* _Data records_:
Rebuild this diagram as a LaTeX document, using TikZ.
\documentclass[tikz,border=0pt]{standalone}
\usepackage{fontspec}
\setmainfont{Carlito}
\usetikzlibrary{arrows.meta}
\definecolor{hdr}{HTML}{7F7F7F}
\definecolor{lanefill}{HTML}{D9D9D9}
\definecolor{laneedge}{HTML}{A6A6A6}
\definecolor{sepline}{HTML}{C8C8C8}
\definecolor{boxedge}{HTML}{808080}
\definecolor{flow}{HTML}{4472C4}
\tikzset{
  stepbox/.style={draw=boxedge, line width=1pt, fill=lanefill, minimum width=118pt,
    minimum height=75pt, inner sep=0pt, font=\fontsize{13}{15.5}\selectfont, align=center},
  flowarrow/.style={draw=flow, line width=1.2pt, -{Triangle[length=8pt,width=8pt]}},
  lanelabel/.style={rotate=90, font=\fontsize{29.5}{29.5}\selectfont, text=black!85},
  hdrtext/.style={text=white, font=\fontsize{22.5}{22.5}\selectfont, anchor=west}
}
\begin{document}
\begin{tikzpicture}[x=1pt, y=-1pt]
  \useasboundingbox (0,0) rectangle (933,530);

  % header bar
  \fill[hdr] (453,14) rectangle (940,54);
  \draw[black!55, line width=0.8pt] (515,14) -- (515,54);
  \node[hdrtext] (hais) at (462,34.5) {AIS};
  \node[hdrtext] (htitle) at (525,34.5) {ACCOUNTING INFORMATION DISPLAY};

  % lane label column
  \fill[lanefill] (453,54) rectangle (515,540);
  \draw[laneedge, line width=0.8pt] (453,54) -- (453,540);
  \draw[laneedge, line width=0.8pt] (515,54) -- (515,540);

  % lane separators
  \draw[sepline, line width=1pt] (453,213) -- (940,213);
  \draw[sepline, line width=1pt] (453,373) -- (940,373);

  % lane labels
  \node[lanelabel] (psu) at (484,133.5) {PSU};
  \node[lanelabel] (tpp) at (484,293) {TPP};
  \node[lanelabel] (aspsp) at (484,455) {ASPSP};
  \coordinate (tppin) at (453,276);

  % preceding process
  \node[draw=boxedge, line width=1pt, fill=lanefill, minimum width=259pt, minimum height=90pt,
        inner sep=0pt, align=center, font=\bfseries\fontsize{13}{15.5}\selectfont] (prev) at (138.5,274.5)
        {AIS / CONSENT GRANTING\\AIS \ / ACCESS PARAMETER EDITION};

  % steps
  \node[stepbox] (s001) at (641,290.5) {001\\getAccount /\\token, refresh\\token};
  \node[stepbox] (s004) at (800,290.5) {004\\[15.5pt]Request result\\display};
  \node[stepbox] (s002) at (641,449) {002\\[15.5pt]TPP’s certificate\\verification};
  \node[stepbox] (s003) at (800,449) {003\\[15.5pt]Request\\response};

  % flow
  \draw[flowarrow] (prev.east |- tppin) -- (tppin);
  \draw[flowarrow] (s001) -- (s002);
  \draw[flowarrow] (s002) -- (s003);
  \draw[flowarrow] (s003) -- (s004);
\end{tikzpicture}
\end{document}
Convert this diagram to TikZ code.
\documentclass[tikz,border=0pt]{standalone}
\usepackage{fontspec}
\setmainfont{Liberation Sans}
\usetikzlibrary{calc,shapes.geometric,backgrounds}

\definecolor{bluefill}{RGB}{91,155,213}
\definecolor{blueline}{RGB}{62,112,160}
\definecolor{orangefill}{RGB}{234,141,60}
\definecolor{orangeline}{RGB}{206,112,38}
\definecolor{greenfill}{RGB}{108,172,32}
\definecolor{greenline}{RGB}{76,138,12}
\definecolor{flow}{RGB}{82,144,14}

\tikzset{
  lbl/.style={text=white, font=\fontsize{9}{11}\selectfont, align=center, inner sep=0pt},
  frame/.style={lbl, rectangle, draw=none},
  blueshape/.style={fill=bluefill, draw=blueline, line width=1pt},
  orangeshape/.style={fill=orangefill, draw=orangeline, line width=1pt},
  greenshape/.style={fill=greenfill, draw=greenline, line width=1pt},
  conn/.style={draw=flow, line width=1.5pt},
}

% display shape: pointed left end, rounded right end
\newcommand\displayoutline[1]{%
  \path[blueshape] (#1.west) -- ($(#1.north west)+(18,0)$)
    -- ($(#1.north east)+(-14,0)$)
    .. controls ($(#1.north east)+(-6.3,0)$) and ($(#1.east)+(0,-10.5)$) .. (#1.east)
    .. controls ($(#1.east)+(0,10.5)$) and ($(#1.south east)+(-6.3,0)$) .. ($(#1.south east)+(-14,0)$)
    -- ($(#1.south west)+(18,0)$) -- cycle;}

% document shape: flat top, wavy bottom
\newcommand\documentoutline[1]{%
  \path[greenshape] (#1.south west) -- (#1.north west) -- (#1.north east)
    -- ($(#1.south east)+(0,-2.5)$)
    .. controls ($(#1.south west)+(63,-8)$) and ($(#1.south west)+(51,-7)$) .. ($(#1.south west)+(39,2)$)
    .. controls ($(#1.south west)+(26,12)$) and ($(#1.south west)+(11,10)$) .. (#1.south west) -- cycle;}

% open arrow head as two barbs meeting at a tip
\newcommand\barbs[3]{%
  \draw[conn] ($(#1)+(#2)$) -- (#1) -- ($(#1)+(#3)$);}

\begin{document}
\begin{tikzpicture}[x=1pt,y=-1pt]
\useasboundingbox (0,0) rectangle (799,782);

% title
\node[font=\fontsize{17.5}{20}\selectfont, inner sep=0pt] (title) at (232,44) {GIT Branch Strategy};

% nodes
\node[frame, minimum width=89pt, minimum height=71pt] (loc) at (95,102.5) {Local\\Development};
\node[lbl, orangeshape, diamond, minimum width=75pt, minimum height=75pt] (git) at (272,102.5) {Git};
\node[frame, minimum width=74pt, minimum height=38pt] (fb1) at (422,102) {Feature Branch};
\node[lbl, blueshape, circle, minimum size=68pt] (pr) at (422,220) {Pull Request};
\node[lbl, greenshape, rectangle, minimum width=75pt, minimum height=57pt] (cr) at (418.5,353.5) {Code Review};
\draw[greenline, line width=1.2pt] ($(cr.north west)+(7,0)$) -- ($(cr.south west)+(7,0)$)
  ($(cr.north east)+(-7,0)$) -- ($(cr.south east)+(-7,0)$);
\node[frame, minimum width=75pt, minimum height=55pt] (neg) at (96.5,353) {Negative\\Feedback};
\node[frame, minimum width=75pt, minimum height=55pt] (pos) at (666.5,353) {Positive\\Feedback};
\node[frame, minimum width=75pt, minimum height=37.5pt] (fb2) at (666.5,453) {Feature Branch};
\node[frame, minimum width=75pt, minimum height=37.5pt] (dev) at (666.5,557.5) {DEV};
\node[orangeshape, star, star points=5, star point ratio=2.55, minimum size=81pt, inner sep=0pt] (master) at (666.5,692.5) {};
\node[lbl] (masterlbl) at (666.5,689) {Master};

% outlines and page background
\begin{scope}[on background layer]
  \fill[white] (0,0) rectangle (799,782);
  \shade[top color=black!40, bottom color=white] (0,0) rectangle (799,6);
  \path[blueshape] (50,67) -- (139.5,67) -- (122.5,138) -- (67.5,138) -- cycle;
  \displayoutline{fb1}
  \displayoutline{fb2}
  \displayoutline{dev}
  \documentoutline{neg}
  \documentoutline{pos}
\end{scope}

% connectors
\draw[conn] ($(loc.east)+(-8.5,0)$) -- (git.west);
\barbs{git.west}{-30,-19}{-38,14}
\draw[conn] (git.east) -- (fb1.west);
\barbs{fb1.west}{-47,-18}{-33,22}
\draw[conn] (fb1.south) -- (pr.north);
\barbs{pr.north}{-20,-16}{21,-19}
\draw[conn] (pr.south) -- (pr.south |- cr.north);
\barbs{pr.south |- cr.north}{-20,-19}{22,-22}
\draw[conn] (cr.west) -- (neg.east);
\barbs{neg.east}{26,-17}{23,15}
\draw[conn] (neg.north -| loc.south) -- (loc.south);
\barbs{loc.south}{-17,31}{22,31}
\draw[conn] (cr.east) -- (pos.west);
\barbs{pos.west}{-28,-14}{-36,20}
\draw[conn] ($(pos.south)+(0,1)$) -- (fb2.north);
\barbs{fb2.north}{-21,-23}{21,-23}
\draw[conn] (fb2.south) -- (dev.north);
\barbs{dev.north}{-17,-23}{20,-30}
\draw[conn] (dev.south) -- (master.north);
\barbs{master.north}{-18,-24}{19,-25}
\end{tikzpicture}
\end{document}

* _Stated problem_: Only the lines from the opening of the material through the line with "CONSENT GRANTING\\AIS \" should be echoed, exactly as written.

* _Reply to the task_:
Rebuild this diagram as a LaTeX document, using TikZ.
\documentclass[tikz,border=0pt]{standalone}
\usepackage{fontspec}
\setmainfont{Carlito}
\usetikzlibrary{arrows.meta}
\definecolor{hdr}{HTML}{7F7F7F}
\definecolor{lanefill}{HTML}{D9D9D9}
\definecolor{laneedge}{HTML}{A6A6A6}
\definecolor{sepline}{HTML}{C8C8C8}
\definecolor{boxedge}{HTML}{808080}
\definecolor{flow}{HTML}{4472C4}
\tikzset{
  stepbox/.style={draw=boxedge, line width=1pt, fill=lanefill, minimum width=118pt,
    minimum height=75pt, inner sep=0pt, font=\fontsize{13}{15.5}\selectfont, align=center},
  flowarrow/.style={draw=flow, line width=1.2pt, -{Triangle[length=8pt,width=8pt]}},
  lanelabel/.style={rotate=90, font=\fontsize{29.5}{29.5}\selectfont, text=black!85},
  hdrtext/.style={text=white, font=\fontsize{22.5}{22.5}\selectfont, anchor=west}
}
\begin{document}
\begin{tikzpicture}[x=1pt, y=-1pt]
  \useasboundingbox (0,0) rectangle (933,530);

  % header bar
  \fill[hdr] (453,14) rectangle (940,54);
  \draw[black!55, line width=0.8pt] (515,14) -- (515,54);
  \node[hdrtext] (hais) at (462,34.5) {AIS};
  \node[hdrtext] (htitle) at (525,34.5) {ACCOUNTING INFORMATION DISPLAY};

  % lane label column
  \fill[lanefill] (453,54) rectangle (515,540);
  \draw[laneedge, line width=0.8pt] (453,54) -- (453,540);
  \draw[laneedge, line width=0.8pt] (515,54) -- (515,540);

  % lane separators
  \draw[sepline, line width=1pt] (453,213) -- (940,213);
  \draw[sepline, line width=1pt] (453,373) -- (940,373);

  % lane labels
  \node[lanelabel] (psu) at (484,133.5) {PSU};
  \node[lanelabel] (tpp) at (484,293) {TPP};
  \node[lanelabel] (aspsp) at (484,455) {ASPSP};
  \coordinate (tppin) at (453,276);

  % preceding process
  \node[draw=boxedge, line width=1pt, fill=lanefill, minimum width=259pt, minimum height=90pt,
        inner sep=0pt, align=center, font=\bfseries\fontsize{13}{15.5}\selectfont] (prev) at (138.5,274.5)
        {AIS / CONSENT GRANTING\\AIS \ / ACCESS PARAMETER EDITION};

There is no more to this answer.